Instruction:
Copy the data that follows, character for character, minus the pictures.

Records from a data collection:
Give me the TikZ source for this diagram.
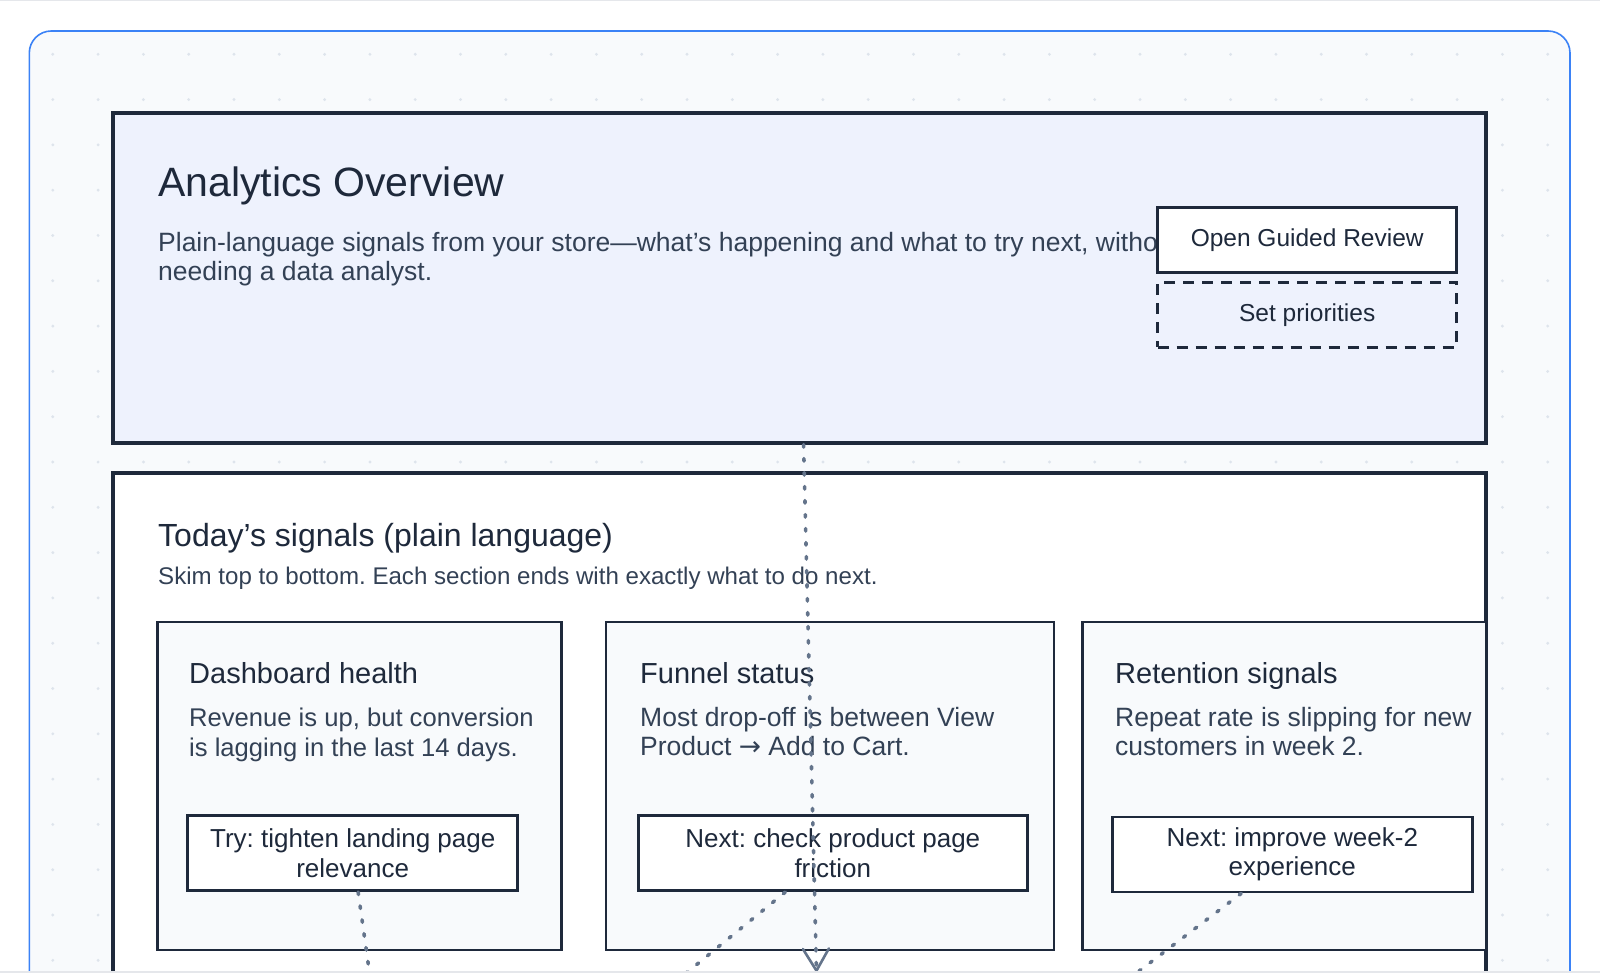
\documentclass[tikz,border=0pt]{standalone}
\usepackage{fontspec}
\setmainfont{Liberation Sans}
\newfontfamily\arrowfont{DejaVu Sans}
\usepackage{tikz}
\usetikzlibrary{arrows.meta,positioning,calc}
\usepackage{xcolor}
\frenchspacing
\definecolor{ink}{RGB}{30,41,59}
\definecolor{bodyink}{RGB}{51,65,85}
\definecolor{linkgray}{RGB}{100,116,139}
\definecolor{frameblue}{RGB}{59,130,246}
\definecolor{canvasbg}{RGB}{248,250,252}
\definecolor{dotgray}{RGB}{222,228,236}
\definecolor{heroblue}{RGB}{238,242,253}
\definecolor{edgegray}{RGB}{229,231,235}

\tikzset{
  panel/.style={draw=ink, line width=3.2pt, inner sep=0pt, minimum width=1373pt},
  card/.style={draw=ink, line width=2.8pt, fill=canvasbg, inner sep=0pt, minimum height=328pt},
  actbox/.style={draw=ink, line width=2.8pt, fill=white, inner sep=0pt, minimum height=75pt,
    align=center, text=ink, font=\fontsize{26}{29.5}\selectfont},
  btnbox/.style={draw=ink, line width=2.8pt, inner sep=0pt, minimum width=299pt, minimum height=65pt,
    text=ink, font=\fontsize{24.5}{28}\selectfont},
  herotitle/.style={anchor=base west, inner sep=0pt, text=ink, font=\fontsize{41}{48}\selectfont},
  sectitle/.style={anchor=base west, inner sep=0pt, text=ink, font=\fontsize{32}{38}\selectfont},
  cardtitle/.style={anchor=base west, inner sep=0pt, text=ink, font=\fontsize{29}{34}\selectfont},
  blurb/.style={anchor=north west, inner sep=0pt, align=left, text=bodyink, font=\fontsize{26.5}{29.5}\selectfont},
  hint/.style={anchor=base west, inner sep=0pt, text=bodyink, font=\fontsize{24.1}{30}\selectfont},
  link/.style={linkgray, line width=3.6pt, line cap=round, dash pattern=on 2.5pt off 11.5pt}
}

\begin{document}
\begin{tikzpicture}[x=1pt, y=-1pt]
    \useasboundingbox (0,0) rectangle (1600,973);
    \clip (0,0) rectangle (1600,973);
    \fill[white] (0,0) rectangle (1600,973);

    % canvas frame with dot grid
    \draw[frameblue, line width=1.6pt, fill=canvasbg, rounded corners=22pt] (29.3,31) rectangle (1570,1300);
    \foreach \i in {0,...,33}
        \foreach \j in {0,...,20}
            \fill[dotgray] (52.8+45.3*\i, 54.3+45.3*\j) circle (1.6pt);

    % header panel
    \node[panel, fill=heroblue, minimum height=330pt] (overview) at (799.5,278) {};
    \node[herotitle] (heroTitle) at (158,197) {Analytics Overview};
    \node[blurb] (heroText) at (158,232) {Plain-language signals from your store—what’s happening and what to try next, without\\needing a data analyst.};
    \node[btnbox, fill=white] (guided) at (1307.2,239.8) {Open Guided Review};
    \node[btnbox, dash pattern=on 11pt off 8pt] (priorities) at (1307.2,314.7) {Set priorities};

    % signals panel
    \node[panel, fill=white, minimum height=727pt] (signals) at (799.5,836.5) {};
    \node[sectitle] (sigTitle) at (158,546) {Today’s signals (plain language)};
    \node[hint] (sigHint) at (158,584) {Skim top to bottom. Each section ends with exactly what to do next.};

    % cards
    \node[card, minimum width=404pt] (cardA) at (359.5,785.9) {};
    \node[card, minimum width=448pt] (cardB) at (829.9,785.9) {};
    \node[card, minimum width=403.5pt] (cardC) at (1284.3,785.9) {};

    \node[cardtitle] (titleA) at (189,683) {Dashboard health};
    \node[cardtitle] (titleB) at (640,683) {Funnel status};
    \node[cardtitle] (titleC) at (1115,683) {Retention signals};

    \node[blurb, font=\fontsize{25.6}{29.5}\selectfont] (textA) at (189,708) {Revenue is up, but conversion\\is lagging in the last 14 days.};
    \node[blurb] (textB) at (640,707) {Most drop-off is between View\\Product {\arrowfont →} Add to Cart.};
    \node[blurb] (textC) at (1115,707) {Repeat rate is slipping for new\\customers in week 2.};

    \node[actbox, minimum width=330pt] (tryA) at (352.7,853.2) {Try: tighten landing page\\relevance};
    \node[actbox, minimum width=389pt] (tryB) at (832.8,853.2) {Next: check product page\\friction};
    \node[actbox, minimum width=360pt] (tryC) at (1292.3,854.5) {Next: improve week-2\\experience};

    % connectors to the next row
    \coordinate (sinkA) at (373.3,1000);
    \coordinate (sinkB) at (653.3,1000);
    \coordinate (sinkC) at (1101,1000);
    \coordinate (sinkMain) at (816.5,972);
    \draw[link] (tryA) -- (sinkA);
    \draw[link] (tryB) -- (sinkB);
    \draw[link] (tryC) -- (sinkC);
    \draw[link, -{Straight Barb[length=22pt, width=26pt, round, line width=2.6pt]}] (overview) -- (sinkMain);

    \draw[edgegray, line width=1pt] (0,0.5) -- (1600,0.5);
    \draw[edgegray, line width=1.5pt] (0,972.2) -- (1600,972.2);
\end{tikzpicture}
\end{document}
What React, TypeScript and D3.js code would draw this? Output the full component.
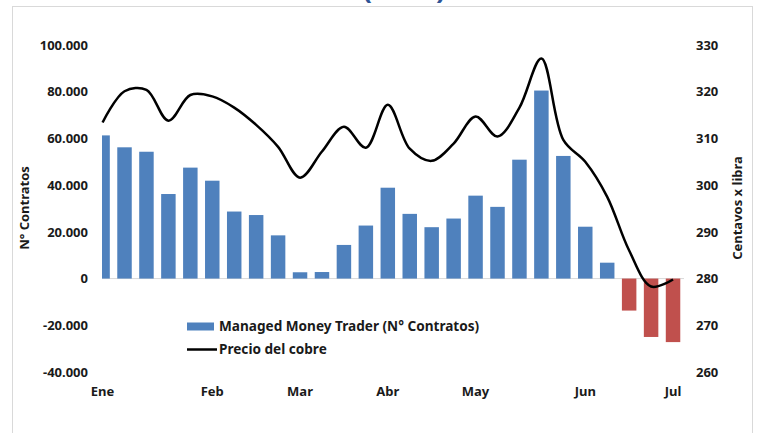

In response:
Give me the TikZ source for this diagram.
\documentclass[tikz,border=0pt]{standalone}
\usepackage{fontspec}
\setmainfont{Liberation Sans}
\newfontfamily\arrowfont{DejaVu Sans}
\usepackage{tikz}
\usetikzlibrary{arrows.meta,positioning,calc}
\usepackage{xcolor}
\frenchspacing
\definecolor{ink}{RGB}{30,41,59}
\definecolor{bodyink}{RGB}{51,65,85}
\definecolor{linkgray}{RGB}{100,116,139}
\definecolor{frameblue}{RGB}{59,130,246}
\definecolor{canvasbg}{RGB}{248,250,252}
\definecolor{dotgray}{RGB}{222,228,236}
\definecolor{heroblue}{RGB}{238,242,253}
\definecolor{edgegray}{RGB}{229,231,235}

\tikzset{
  panel/.style={draw=ink, line width=3.2pt, inner sep=0pt, minimum width=1373pt},
  card/.style={draw=ink, line width=2.8pt, fill=canvasbg, inner sep=0pt, minimum height=328pt},
  actbox/.style={draw=ink, line width=2.8pt, fill=white, inner sep=0pt, minimum height=75pt,
    align=center, text=ink, font=\fontsize{26}{29.5}\selectfont},
  btnbox/.style={draw=ink, line width=2.8pt, inner sep=0pt, minimum width=299pt, minimum height=65pt,
    text=ink, font=\fontsize{24.5}{28}\selectfont},
  herotitle/.style={anchor=base west, inner sep=0pt, text=ink, font=\fontsize{41}{48}\selectfont},
  sectitle/.style={anchor=base west, inner sep=0pt, text=ink, font=\fontsize{32}{38}\selectfont},
  cardtitle/.style={anchor=base west, inner sep=0pt, text=ink, font=\fontsize{29}{34}\selectfont},
  blurb/.style={anchor=north west, inner sep=0pt, align=left, text=bodyink, font=\fontsize{26.5}{29.5}\selectfont},
  hint/.style={anchor=base west, inner sep=0pt, text=bodyink, font=\fontsize{24.1}{30}\selectfont},
  link/.style={linkgray, line width=3.6pt, line cap=round, dash pattern=on 2.5pt off 11.5pt}
}

\begin{document}
\begin{tikzpicture}[x=1pt, y=-1pt]
    \useasboundingbox (0,0) rectangle (1600,973);
    \clip (0,0) rectangle (1600,973);
    \fill[white] (0,0) rectangle (1600,973);

    % canvas frame with dot grid
    \draw[frameblue, line width=1.6pt, fill=canvasbg, rounded corners=22pt] (29.3,31) rectangle (1570,1300);
    \foreach \i in {0,...,33}
        \foreach \j in {0,...,20}
            \fill[dotgray] (52.8+45.3*\i, 54.3+45.3*\j) circle (1.6pt);

    % header panel
    \node[panel, fill=heroblue, minimum height=330pt] (overview) at (799.5,278) {};
    \node[herotitle] (heroTitle) at (158,197) {Analytics Overview};
    \node[blurb] (heroText) at (158,232) {Plain-language signals from your store—what’s happening and what to try next, without\\needing a data analyst.};
    \node[btnbox, fill=white] (guided) at (1307.2,239.8) {Open Guided Review};
    \node[btnbox, dash pattern=on 11pt off 8pt] (priorities) at (1307.2,314.7) {Set priorities};

    % signals panel
    \node[panel, fill=white, minimum height=727pt] (signals) at (799.5,836.5) {};
    \node[sectitle] (sigTitle) at (158,546) {Today’s signals (plain language)};
    \node[hint] (sigHint) at (158,584) {Skim top to bottom. Each section ends with exactly what to do next.};

    % cards
    \node[card, minimum width=404pt] (cardA) at (359.5,785.9) {};
    \node[card, minimum width=448pt] (cardB) at (829.9,785.9) {};
    \node[card, minimum width=403.5pt] (cardC) at (1284.3,785.9) {};

    \node[cardtitle] (titleA) at (189,683) {Dashboard health};
    \node[cardtitle] (titleB) at (640,683) {Funnel status};
    \node[cardtitle] (titleC) at (1115,683) {Retention signals};

    \node[blurb, font=\fontsize{25.6}{29.5}\selectfont] (textA) at (189,708) {Revenue is up, but conversion\\is lagging in the last 14 days.};
    \node[blurb] (textB) at (640,707) {Most drop-off is between View\\Product {\arrowfont →} Add to Cart.};
    \node[blurb] (textC) at (1115,707) {Repeat rate is slipping for new\\customers in week 2.};

    \node[actbox, minimum width=330pt] (tryA) at (352.7,853.2) {Try: tighten landing page\\relevance};
    \node[actbox, minimum width=389pt] (tryB) at (832.8,853.2) {Next: check product page\\friction};
    \node[actbox, minimum width=360pt] (tryC) at (1292.3,854.5) {Next: improve week-2\\experience};

    % connectors to the next row
    \coordinate (sinkA) at (373.3,1000);
    \coordinate (sinkB) at (653.3,1000);
    \coordinate (sinkC) at (1101,1000);
    \coordinate (sinkMain) at (816.5,972);
    \draw[link] (tryA) -- (sinkA);
    \draw[link] (tryB) -- (sinkB);
    \draw[link] (tryC) -- (sinkC);
    \draw[link, -{Straight Barb[length=22pt, width=26pt, round, line width=2.6pt]}] (overview) -- (sinkMain);

    \draw[edgegray, line width=1pt] (0,0.5) -- (1600,0.5);
    \draw[edgegray, line width=1.5pt] (0,972.2) -- (1600,972.2);
\end{tikzpicture}
\end{document}
What React, TypeScript and D3.js code would draw this? Output the full component.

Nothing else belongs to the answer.